Selon le modèle global mis au point par les chercheurs, produit avec les tendances actuelles des émissions de dioxyde de carbone dues à l’activité humaine, environ six pour cent des lézards sont voués à disparaître avant 2050. Comme le dioxyde de carbone reste dans l’atmosphère pendant des décennies, les chercheurs estiment que ce chiffre ne peut plus être évité. En revanche, de sérieux efforts globaux pour réduire ce gaz dans l’atmosphère pourraient selon eux écarter le scénario de 2080 où 20 pour cent des espèces de lézards auront alors disparu de la planète.
L’étude détaillée montre en particulier que les lézards qui portent leurs petits présentent des risques plus élevés d’extinction comparés à ceux qui pondent des oeufs. « Ces animaux ont un risque près de deux fois plus important de disparaître parce qu’ils ont acquis des températures corporelles plus basses » précise Sinervo. « Nous les voyons littéralement disparaître sous nos yeux. »
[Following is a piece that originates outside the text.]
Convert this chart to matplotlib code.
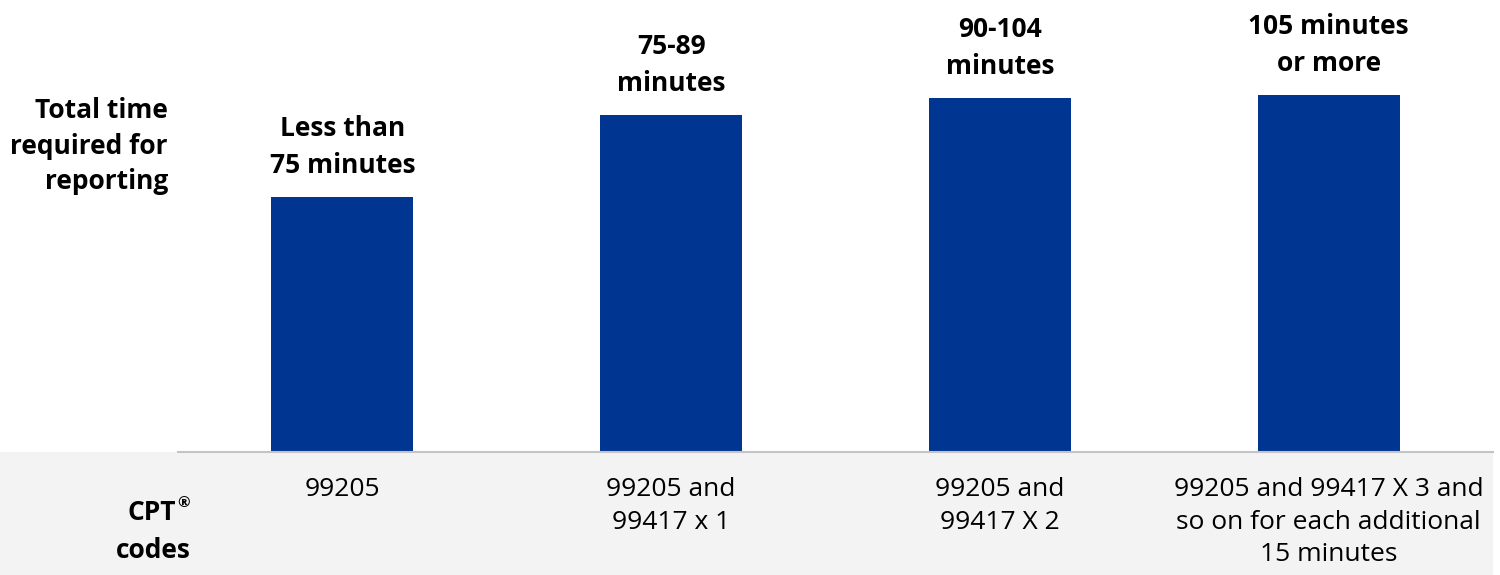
import matplotlib.pyplot as plt
from matplotlib.patches import Rectangle

plt.rcParams['font.family'] = ['Open Sans', 'DejaVu Sans']

# time bands and the billing codes that go with them
bands = ['Less than\n75 minutes', '75-89\nminutes', '90-104\nminutes', '105 minutes\nor more']
heights = [255, 337, 354, 357]
codes = ['99205', '99205 and\n99417 x 1', '99205 and\n99417 X 2',
         '99205 and 99417 X 3 and\nso on for each additional\n15 minutes']

bar_color = '#003591'
band_gray = '#f3f3f3'

fig = plt.figure(figsize=(15, 5.75), dpi=100)

# light gray strip under the baseline holding the code labels
fig.patches.append(Rectangle((0, 0), 0.995, 123 / 575, transform=fig.transFigure,
                             facecolor=band_gray, edgecolor='none', zorder=-1))

ax = fig.add_axes([178 / 1500, 123 / 575, 1315 / 1500, 452 / 575])
ax.patch.set_alpha(0)
x = range(len(bands))
bars = ax.bar(x, heights, width=0.432, color=bar_color)
ax.set_xlim(-0.5, 3.5)
ax.set_ylim(0, 452)

for rect, label in zip(bars, bands):
    ax.annotate(label, (rect.get_x() + rect.get_width() / 2, rect.get_height()),
                xytext=(0, 13), textcoords='offset points', ha='center', va='bottom',
                fontsize=19, fontweight='bold', linespacing=1.45)

for side in ['top', 'right', 'left']:
    ax.spines[side].set_visible(False)
ax.spines['bottom'].set_color('#c4c4c4')
ax.spines['bottom'].set_linewidth(1.5)
ax.set_yticks([])
ax.set_xticks(list(x))
ax.set_xticklabels(codes, fontsize=19, linespacing=1.4, va='top')
ax.tick_params(axis='x', length=0, pad=18)

fig.text(168 / 1500, 1 - 146 / 575, 'Total time\nrequired for\nreporting', ha='right',
         va='center', fontsize=19, fontweight='bold', linespacing=1.42)
fig.text(176 / 1500, 1 - 513 / 575, 'CPT', ha='right', va='center',
         fontsize=19, fontweight='bold')
fig.text(177 / 1500, 1 - 503 / 575, '®', ha='left', va='center',
         fontsize=11, fontweight='bold')
fig.text(191 / 1500, 1 - 550 / 575, 'codes', ha='right', va='center',
         fontsize=19, fontweight='bold')

fig.savefig('out.png', dpi=100)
Sinervo a commencé à s’intéresser à la disparition des lézards après avoir remarqué une évolution évidente au cours d’un travail de terrain en France. Il a détecté cette tendance inquiétante à disparaître des lézards en compagnie de chercheurs français, Jean Clobert et Benoît Heulin, lors du suivi de populations déjà bien étudiées. Troublés par leur découverte, ils ont contacté des collègues du monde entier, Jack Sites et Donald Miles aux États-Unis, Fausto Méndez-de-la-Cruz au Mexique et Carlos Frederico Duarte Rocha au Brésil, ce qui lancé une collaboration globale.
« Ce travail est un bel exemple de science interdisciplinaire et de collaboration internationale, utilisant des méthodes et des données de toute une gamme de disciplines scientifiques pour améliorer la confiance dans la prédiction des effets biologiques du changement climatique actuel. Il montre notamment combien les relevés et la recherche sur le long terme sont cruciaux pour comprendre les changements écologiques » ajoute Andrew Sugden, rédacteur en chef pour l’international à Science.
« Nous n’aurions jamais pu faire cela sans certains outils gratuits en ligne tels que Google Scholar et Google Earth » note Sinervo. « Cela nous a pris un certain temps pour définir les termes de recherche appropriés. Mais une fois cela réalisé, nous sommes tombés sur des études clé. J’ai été surpris de la rapidité avec laquelle les chercheurs ont commencé à nous envoyer leur données… C’est pourtant ce qui s’est produit : lorsque des scientifiques voient un problème, avec des données mondiales à l’appui, ils se regroupent ».
Pour affiner leur modèle avec cette surprenante source de données mondiales, Sinervo et ses collègues ont utilisé un petit appareil électronique qui mime la température corporelle d’un lézard s’exposant au soleil. Ils ont placé de tels appareils thermiques pendant quatre mois dans des endroits ensoleillés où les lézards sont encore nombreux et d’autres où ils ont presque disparu.
« Il y a des moments dans la journée où les lézards ne peuvent sortir et doivent se replier vers des endroits plus frais » indique Sinervo. « Lorsqu’ils ne sont pas dehors, les lézards ne sont pas non plus en quête de nourriture. Nous avons donc évalué combien d’heures dans la journée les lézards pouvaient être refoulés par le soleil à différents endroits. Puis nous avons pu paramétrer notre modèle global. » Pour les auteurs de l’étude, qui militent pour une vraie reconnaissance de ces lézards et de l’importance de leur rôle dans le réseau alimentaire du globe, ces découvertes sont à la fois « navrantes et écoeurantes ». Pourtant, disent-ils, il reste un espoir pour les lézards sur Terre.
« Si les gouvernements du monde entier peuvent mettre en oeuvre un changement concerté pour limiter nos émissions de dioxyde de carbone, alors nous pourrons infléchir la courbe et maintenir un niveau d’extinction égal à celui du scénario de 2050 » conclut Sinervo. « Mais il faut pour cela un effort mondial… Je ne veux pas dire un jour à mes enfants que nous avons eu une chance de sauver ces lézards mais que nous ne l’avons pas fait. Je ferai de mon mieux pour les sauver tant que cela m’est possible ».